* Begin Source data *

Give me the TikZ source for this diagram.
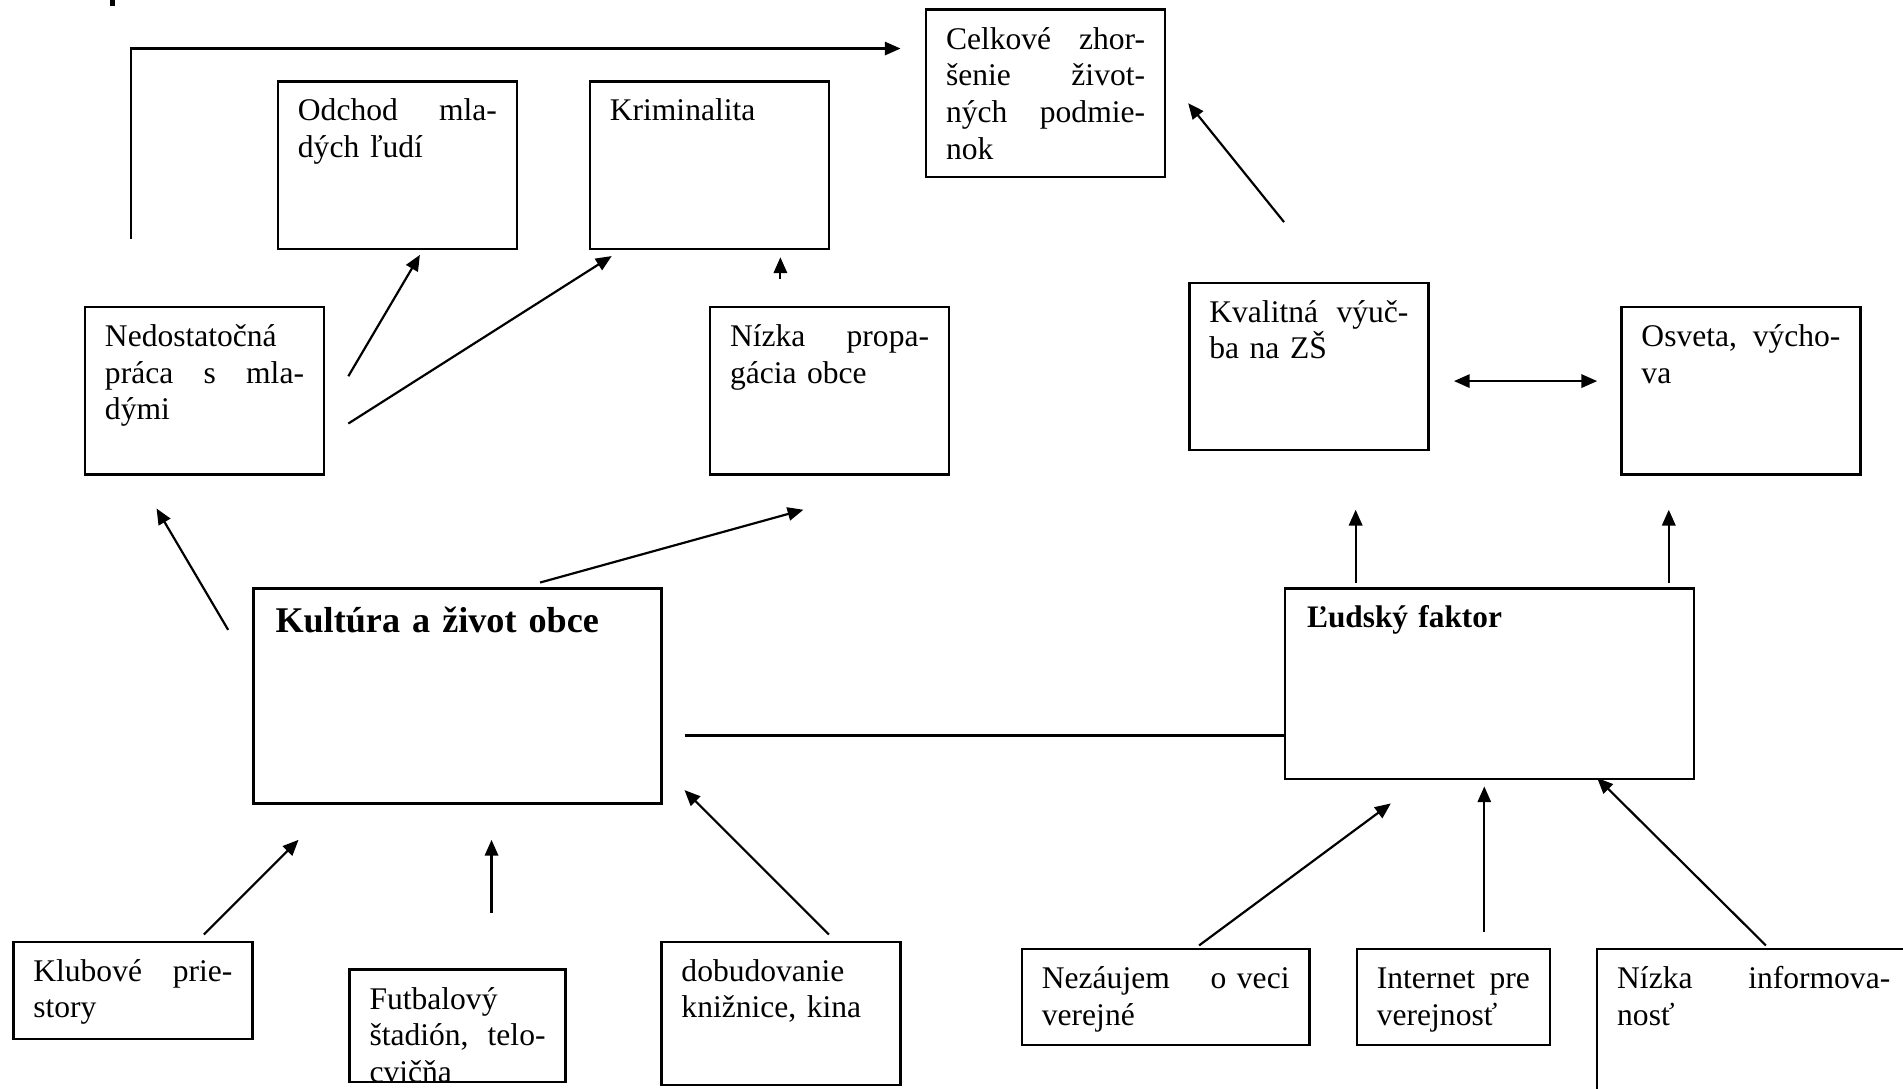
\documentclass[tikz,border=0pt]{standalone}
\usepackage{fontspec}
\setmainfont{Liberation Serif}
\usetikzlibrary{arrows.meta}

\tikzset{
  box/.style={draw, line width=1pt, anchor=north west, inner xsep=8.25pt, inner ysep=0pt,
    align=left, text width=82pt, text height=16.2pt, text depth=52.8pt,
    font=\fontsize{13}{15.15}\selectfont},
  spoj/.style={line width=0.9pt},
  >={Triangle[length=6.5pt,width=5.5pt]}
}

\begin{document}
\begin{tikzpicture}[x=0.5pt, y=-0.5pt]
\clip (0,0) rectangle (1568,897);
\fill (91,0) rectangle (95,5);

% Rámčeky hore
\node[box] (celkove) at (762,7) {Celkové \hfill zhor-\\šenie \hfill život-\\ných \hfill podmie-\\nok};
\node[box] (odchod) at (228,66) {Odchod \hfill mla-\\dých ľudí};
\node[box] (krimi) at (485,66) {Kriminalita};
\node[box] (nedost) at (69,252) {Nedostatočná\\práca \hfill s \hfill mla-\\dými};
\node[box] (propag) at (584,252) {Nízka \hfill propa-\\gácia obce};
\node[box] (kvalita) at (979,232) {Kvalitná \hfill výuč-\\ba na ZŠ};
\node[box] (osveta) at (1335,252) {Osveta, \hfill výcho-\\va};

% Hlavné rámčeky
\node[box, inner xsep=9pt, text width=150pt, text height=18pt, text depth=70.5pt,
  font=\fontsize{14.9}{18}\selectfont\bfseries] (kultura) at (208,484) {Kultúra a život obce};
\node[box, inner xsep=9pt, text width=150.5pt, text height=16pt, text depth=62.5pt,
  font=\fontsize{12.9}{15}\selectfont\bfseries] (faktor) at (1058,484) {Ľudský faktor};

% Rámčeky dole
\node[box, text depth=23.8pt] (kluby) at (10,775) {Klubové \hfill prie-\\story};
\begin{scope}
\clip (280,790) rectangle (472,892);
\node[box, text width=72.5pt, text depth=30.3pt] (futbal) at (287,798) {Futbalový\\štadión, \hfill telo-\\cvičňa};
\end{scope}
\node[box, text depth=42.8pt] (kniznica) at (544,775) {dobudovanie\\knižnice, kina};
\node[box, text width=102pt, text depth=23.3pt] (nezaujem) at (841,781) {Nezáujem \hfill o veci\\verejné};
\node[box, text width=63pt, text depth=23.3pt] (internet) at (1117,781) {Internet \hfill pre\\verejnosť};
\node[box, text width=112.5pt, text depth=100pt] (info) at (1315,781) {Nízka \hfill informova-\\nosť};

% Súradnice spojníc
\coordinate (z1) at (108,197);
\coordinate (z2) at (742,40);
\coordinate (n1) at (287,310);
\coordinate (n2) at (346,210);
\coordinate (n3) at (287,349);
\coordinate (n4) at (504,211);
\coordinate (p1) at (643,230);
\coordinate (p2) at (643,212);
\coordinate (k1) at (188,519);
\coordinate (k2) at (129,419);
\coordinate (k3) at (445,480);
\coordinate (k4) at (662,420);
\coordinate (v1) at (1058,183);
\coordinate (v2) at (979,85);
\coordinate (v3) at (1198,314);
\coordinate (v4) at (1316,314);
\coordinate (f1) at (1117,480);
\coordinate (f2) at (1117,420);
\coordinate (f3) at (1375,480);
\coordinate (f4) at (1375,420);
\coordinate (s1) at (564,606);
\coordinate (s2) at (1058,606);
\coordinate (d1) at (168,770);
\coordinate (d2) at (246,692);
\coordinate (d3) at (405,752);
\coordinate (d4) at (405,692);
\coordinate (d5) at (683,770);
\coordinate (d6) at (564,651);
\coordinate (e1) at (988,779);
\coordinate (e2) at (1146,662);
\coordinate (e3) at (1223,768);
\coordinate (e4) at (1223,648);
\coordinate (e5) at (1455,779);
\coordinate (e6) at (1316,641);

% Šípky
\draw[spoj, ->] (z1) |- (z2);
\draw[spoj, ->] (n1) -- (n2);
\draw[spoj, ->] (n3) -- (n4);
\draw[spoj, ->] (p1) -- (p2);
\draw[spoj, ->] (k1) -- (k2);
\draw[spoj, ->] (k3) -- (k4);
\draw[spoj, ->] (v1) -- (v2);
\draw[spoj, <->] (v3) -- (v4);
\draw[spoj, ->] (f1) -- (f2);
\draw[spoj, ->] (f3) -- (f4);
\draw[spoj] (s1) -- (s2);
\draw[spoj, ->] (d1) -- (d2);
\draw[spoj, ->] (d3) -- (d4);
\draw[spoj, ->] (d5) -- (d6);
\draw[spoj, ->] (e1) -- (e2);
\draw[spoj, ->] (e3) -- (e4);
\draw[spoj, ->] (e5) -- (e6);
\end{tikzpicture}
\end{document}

* End Source data *

> **What to do**
Repeat the lines above, starting at the first and stopping after the line that holds "(osveta) at (1335,252)", with the pictures left out.

> **Full response**
Give me the TikZ source for this diagram.
\documentclass[tikz,border=0pt]{standalone}
\usepackage{fontspec}
\setmainfont{Liberation Serif}
\usetikzlibrary{arrows.meta}

\tikzset{
  box/.style={draw, line width=1pt, anchor=north west, inner xsep=8.25pt, inner ysep=0pt,
    align=left, text width=82pt, text height=16.2pt, text depth=52.8pt,
    font=\fontsize{13}{15.15}\selectfont},
  spoj/.style={line width=0.9pt},
  >={Triangle[length=6.5pt,width=5.5pt]}
}

\begin{document}
\begin{tikzpicture}[x=0.5pt, y=-0.5pt]
\clip (0,0) rectangle (1568,897);
\fill (91,0) rectangle (95,5);

% Rámčeky hore
\node[box] (celkove) at (762,7) {Celkové \hfill zhor-\\šenie \hfill život-\\ných \hfill podmie-\\nok};
\node[box] (odchod) at (228,66) {Odchod \hfill mla-\\dých ľudí};
\node[box] (krimi) at (485,66) {Kriminalita};
\node[box] (nedost) at (69,252) {Nedostatočná\\práca \hfill s \hfill mla-\\dými};
\node[box] (propag) at (584,252) {Nízka \hfill propa-\\gácia obce};
\node[box] (kvalita) at (979,232) {Kvalitná \hfill výuč-\\ba na ZŠ};
\node[box] (osveta) at (1335,252) {Osveta, \hfill výcho-\\va};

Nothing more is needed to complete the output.